結局のところ世間に好まれるのは、"悪しき家庭環境に苛まれ、犯罪に手を染めてしまう黒人の物語"。そしてそういった作品を高く評価することこそがモラルであり、正義であり、善行であると信じられている社会に辟易としているのが小説化である主人公。ステレオタイプ的な黒人を演じてみるも、大胆不敵で威勢のいい白人プロデューサー?に萎縮するシーンが最高に皮肉めいてて面白い。白人の彼の方がよっぽど"黒人的"(あえてそう言う)だったんだよな。

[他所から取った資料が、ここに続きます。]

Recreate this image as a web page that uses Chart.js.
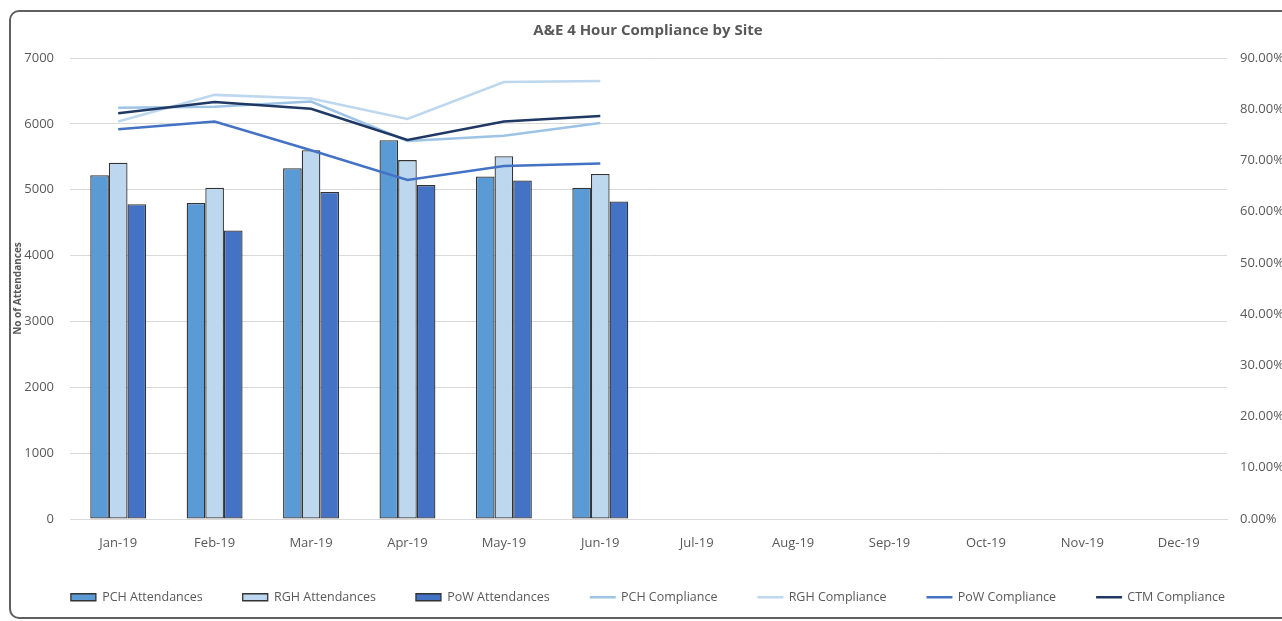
<!DOCTYPE html>
<html>
<head>
<meta charset="utf-8">
<title>A&amp;E 4 Hour Compliance by Site</title>
<script src="https://cdn.jsdelivr.net/npm/chart.js@4/dist/chart.umd.min.js"></script>
<style>
    html, body { margin: 0; padding: 0; background: #fff; overflow: hidden; }
    #frame {
        position: absolute; left: 9px; top: 10px;
        width: 1290px; height: 605px;
        border: 2px solid #5f5f5f; border-radius: 10px;
    }
    #wrap { position: absolute; left: 0; top: 0; width: 1296px; height: 621px; }
</style>
</head>
<body>
<div id="frame"></div>
<div id="wrap"><canvas id="chartCanvas" width="1296" height="621"></canvas></div>
<script>
// =========================
// Data
// =========================
const months = ["Jan-19", "Feb-19", "Mar-19", "Apr-19", "May-19", "Jun-19",
                "Jul-19", "Aug-19", "Sep-19", "Oct-19", "Nov-19", "Dec-19"];

const pchAttendances = [5220, 4800, 5325, 5750, 5200, 5030, null, null, null, null, null, null];
const rghAttendances = [5410, 5030, 5600, 5450, 5510, 5240, null, null, null, null, null, null];
const powAttendances = [4780, 4380, 4965, 5070, 5140, 4820, null, null, null, null, null, null];

// compliance in percent
const pchCompliance = [80.3, 80.5, 81.5, 73.8, 74.8, 77.3, null, null, null, null, null, null];
const rghCompliance = [77.6, 82.8, 82.1, 78.1, 85.3, 85.5, null, null, null, null, null, null];
const powCompliance = [76.1, 77.6, 72.0, 66.2, 68.9, 69.4, null, null, null, null, null, null];
const ctmCompliance = [79.2, 81.4, 80.1, 74.0, 77.6, 78.7, null, null, null, null, null, null];

const attendanceTicks = [0, 1000, 2000, 3000, 4000, 5000, 6000, 7000];
const complianceTicks = [0, 10, 20, 30, 40, 50, 60, 70, 80, 90];

// =========================
// Styles
// =========================
const FONT = "'Open Sans', sans-serif";
const TEXT = "#595959";
const GRID = "#d9d9d9";
const EDGE = "#333333";

Chart.defaults.font.family = FONT;
Chart.defaults.color = TEXT;

function barSet(label, data, color) {
    return {
        type: "bar", label, data,
        backgroundColor: color, borderColor: EDGE, borderWidth: 1.3,
        borderSkipped: false,
        yAxisID: "y", order: 2,
        categoryPercentage: 0.58, barPercentage: 1
    };
}

function lineSet(label, data, color, order) {
    return {
        type: "line", label, data,
        borderColor: color, backgroundColor: color, borderWidth: 2.5,
        pointRadius: 0, tension: 0, fill: false,
        yAxisID: "y1", order
    };
}

// legend: draw a short line instead of a box for line series
const legendLines = {
    id: "legendLines",
    afterDraw(chart) {
        const legend = chart.legend;
        const ctx = chart.ctx;
        legend.legendItems.forEach((item, i) => {
            const ds = chart.data.datasets[item.datasetIndex];
            if (ds.type !== "line") return;
            const box = legend.legendHitBoxes[i];
            const y = box.top + box.height / 2;
            ctx.save();
            ctx.strokeStyle = ds.borderColor;
            ctx.lineWidth = 2.5;
            ctx.beginPath();
            ctx.moveTo(box.left, y);
            ctx.lineTo(box.left + 26, y);
            ctx.stroke();
            ctx.restore();
        });
    }
};

// =========================
// Chart
// =========================
const ctx = document.getElementById("chartCanvas").getContext("2d");

new Chart(ctx, {
    data: {
        labels: months,
        datasets: [
            barSet("PCH Attendances", pchAttendances, "#5b9bd5"),
            barSet("RGH Attendances", rghAttendances, "#bdd7ee"),
            barSet("PoW Attendances", powAttendances, "#4472c4"),
            lineSet("PCH Compliance", pchCompliance, "#9dc3e6", 1),
            lineSet("RGH Compliance", rghCompliance, "#bdd7ee", 1),
            lineSet("PoW Compliance", powCompliance, "#4472c4", 1),
            lineSet("CTM Compliance", ctmCompliance, "#1f3864", 0)
        ]
    },
    options: {
        responsive: false,
        animation: false,
        layout: { padding: { top: 0, left: 0, right: 0, bottom: 7.5 } },
        plugins: {
            title: {
                display: true,
                text: "A&E 4 Hour Compliance by Site",
                color: TEXT,
                font: { size: 15, weight: "bold" },
                padding: { top: 22, bottom: 18 }
            },
            legend: {
                position: "bottom",
                labels: {
                    boxWidth: 25, boxHeight: 7, padding: 40,
                    font: { size: 12.5 }, color: TEXT,
                    generateLabels(chart) {
                        const items = Chart.defaults.plugins.legend.labels.generateLabels(chart);
                        items.sort((a, b) => a.datasetIndex - b.datasetIndex);
                        items.forEach(it => {
                            if (chart.data.datasets[it.datasetIndex].type === "line") {
                                it.fillStyle = "rgba(0,0,0,0)";
                                it.strokeStyle = "rgba(0,0,0,0)";
                                it.lineWidth = 0;
                            }
                        });
                        return items;
                    }
                }
            },
            tooltip: { enabled: false }
        },
        scales: {
            x: {
                grid: { display: false, drawTicks: false },
                border: { color: GRID },
                ticks: { padding: 16, font: { size: 13 }, color: TEXT },
                afterFit(scale) { scale.height = 32; }
            },
            y: {
                position: "left",
                min: 0, max: 7000,
                afterBuildTicks(scale) { scale.ticks = attendanceTicks.map(v => ({ value: v })); },
                grid: { color: GRID, drawTicks: false },
                border: { display: false },
                ticks: {
                    padding: 16, font: { size: 13 }, color: TEXT,
                    callback: v => String(v)
                },
                title: {
                    display: true, text: "No of Attendances",
                    font: { size: 10, weight: "bold" }, color: TEXT,
                    padding: { top: 12, bottom: 0 }
                },
                afterFit(scale) { scale.width = 70; }
            },
            y1: {
                position: "right",
                min: 0, max: 90,
                afterBuildTicks(scale) { scale.ticks = complianceTicks.map(v => ({ value: v })); },
                grid: { display: false, drawTicks: false },
                border: { display: false },
                ticks: {
                    padding: 13, font: { size: 13 }, color: TEXT,
                    callback: v => v.toFixed(2) + "%"
                },
                afterFit(scale) { scale.width = 69; }
            }
        }
    },
    plugins: [legendLines]
});
</script>
</body>
</html>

「黒人の声に耳を傾けるべき」という言葉すらもはや白人のエゴに思えてきた。文学賞選定のシーン、最終的な決断は白人によって下され、主人公が抗議をするも無意味に終わる。黒人作家同士の有意義なディスカッションとは対照的に、ヘラヘラしながら「FUCKは傑作だ!」と宣う白人たちがなんとも滑稽で…
彼らは文字通り黒人の声に耳を傾けているのか? いや、彼らは黒人作家が書く作品を最優秀賞に選ぶということに価値を見出しているに過ぎないんだ。だって作者に言わせてみれば、あの本はなんの文学的価値もない代物なのだから。


見栄えや印象を良くするために黒人を起用することは、結果として白人集団の価値と評価を高めることに繋がる。下心が一切なかったとしても偽善のように見えてしまうというのは酷な話だが、事実そう見えてしまうのだから難しい。

映画のプロダクションを引き合いに出すと、一昔前なら白人しか登場しない映画もざらにあったが、現代ではそれは許されない。世界的なコンペで受賞を目指すなら、社会問題や国際問題を盛り込まなければ勝てない。
単なるエンタメだったはずの映画が、このような高度な社会性を兼ねるようになってきたのは、ごく自然な変革なのかもしれないが、あまりにもそれが通例となってしまうと、逆に退屈で薄っぺらく思えてしまうのは私だけだろうか?


ただ観ている人を楽しませたい!という動機で作られたであろう『スティング(1973)』のような作品がオスカーを獲っていた時代は、今より社会がずっと単純で、ずっと面白かったのではないかと思う。(社会が複雑化された今だからこそ人々に問題意識が芽生え、社会問題が解決に向かっていっているから、どちらが良いとかではないけれども)


"人種差別への向き合い方"という、斬新な切り口がとても好きだし、問題の本質をしっかり捉えているテーマが好感触だった。
多様性のアピールのためにやたらめったら有色人種やセクシャルマイノリティーの人々を広告に使い、その裏で同種の人々に過酷な労働をさせているような企業は、ぜひこれを観て自らの邪悪さを省みてほしいですね。